Thursday, April 10, 2008

Alternative times

We were lurking on a general interest forum the other day when we saw someone openly announce "how great indiepop is at the moment". He continued. "The Hoosiers and Scouting For Girls records are great".

Once we'd vowed never to speak to this person, and indeed stove their face in with a handy lump hammer should we ever meet, we got thinking about that little word. 'Indie'. Is there any more hated and abused term in the musical lexicon? Certainly these days, where all sorts of appellations are being coined and reassigned to artists who to all intents and purposes are Actually Indie, but we can't say so because that would suggest they were One Of Them. Hence we end up in this odd position where 'indie' is now only applied to bands who aren't indie at all, but carefully targeted and focus grouped major label signings. One Night Only are pushed as exciting youngsters. Alexa Chung's gurning, boss eyed uselessness is all OK because she's 'an indie style icon' as she might know who Lightspeed Champion is, when she's actually as alternative as Jordan. Traditional youth tribes and groupings have broken down so much that in the frenzy you get people attempt to identify themselves as "an indie" without the first clue of what that means.
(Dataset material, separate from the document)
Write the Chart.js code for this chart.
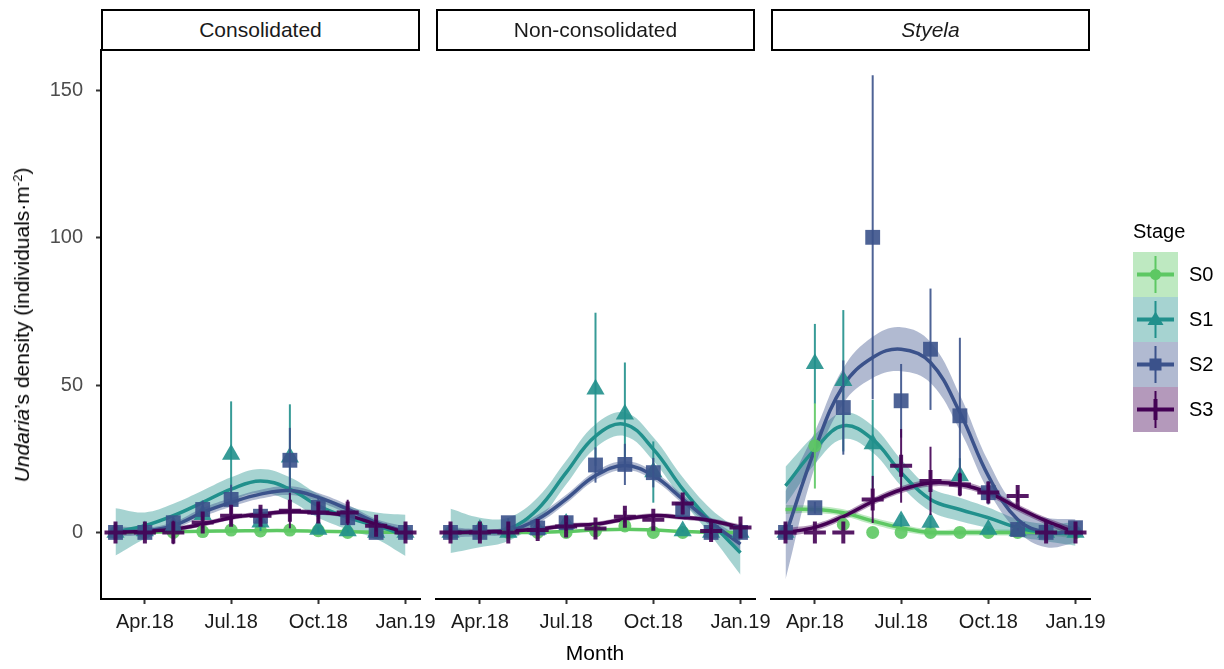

Even if, as has been overventilatedly suggested of late, Amy there is taking the piss, you're not seriously telling us that there's a horde of people falling for her after coming across this on the basis of what she's written. No, no, we do understand. We were there when jeans were normal sized. That's why we write this.

So this is where we are. Bands that sound unashamedly like ELO are 'indie' because people think that it marks them out as non-mainstream when they're actually as mainstream as Westlife, while guitar bands who would have been Britpoppers just over a decade ago try to convince people that they were pop acts all along. It's tempting to blame Toploader, the pre-Rowley soft rock revivalists who teenage magazines occasionally called 'indie' because they had guitars and hair and Jamie Oliver fandom and came along in that post-Be Here Now pre-Coldplay infertile period when anyone with a guitar was described as "like Travis and the Stereophonics", but those were shouted down as we recall. Now the Hoosiers, who emerged fully formed with prime-time advertising and a huge marketing backing, get called an indie band. Indie? You're increasingly welcome to them.

1 comment:

Anonymous said...

Tonight on Roundtable on 6Music I caught Gideon Coe, who I previously had a lot of respect for, calling The Fratellis and Kooks "indie" after playing their abysmal, and cynically mainstream, new singles. Depressing, but not as depressing as the words "indiepop" and "Hoosiers" occupying the same sentence. Kids spoil everything.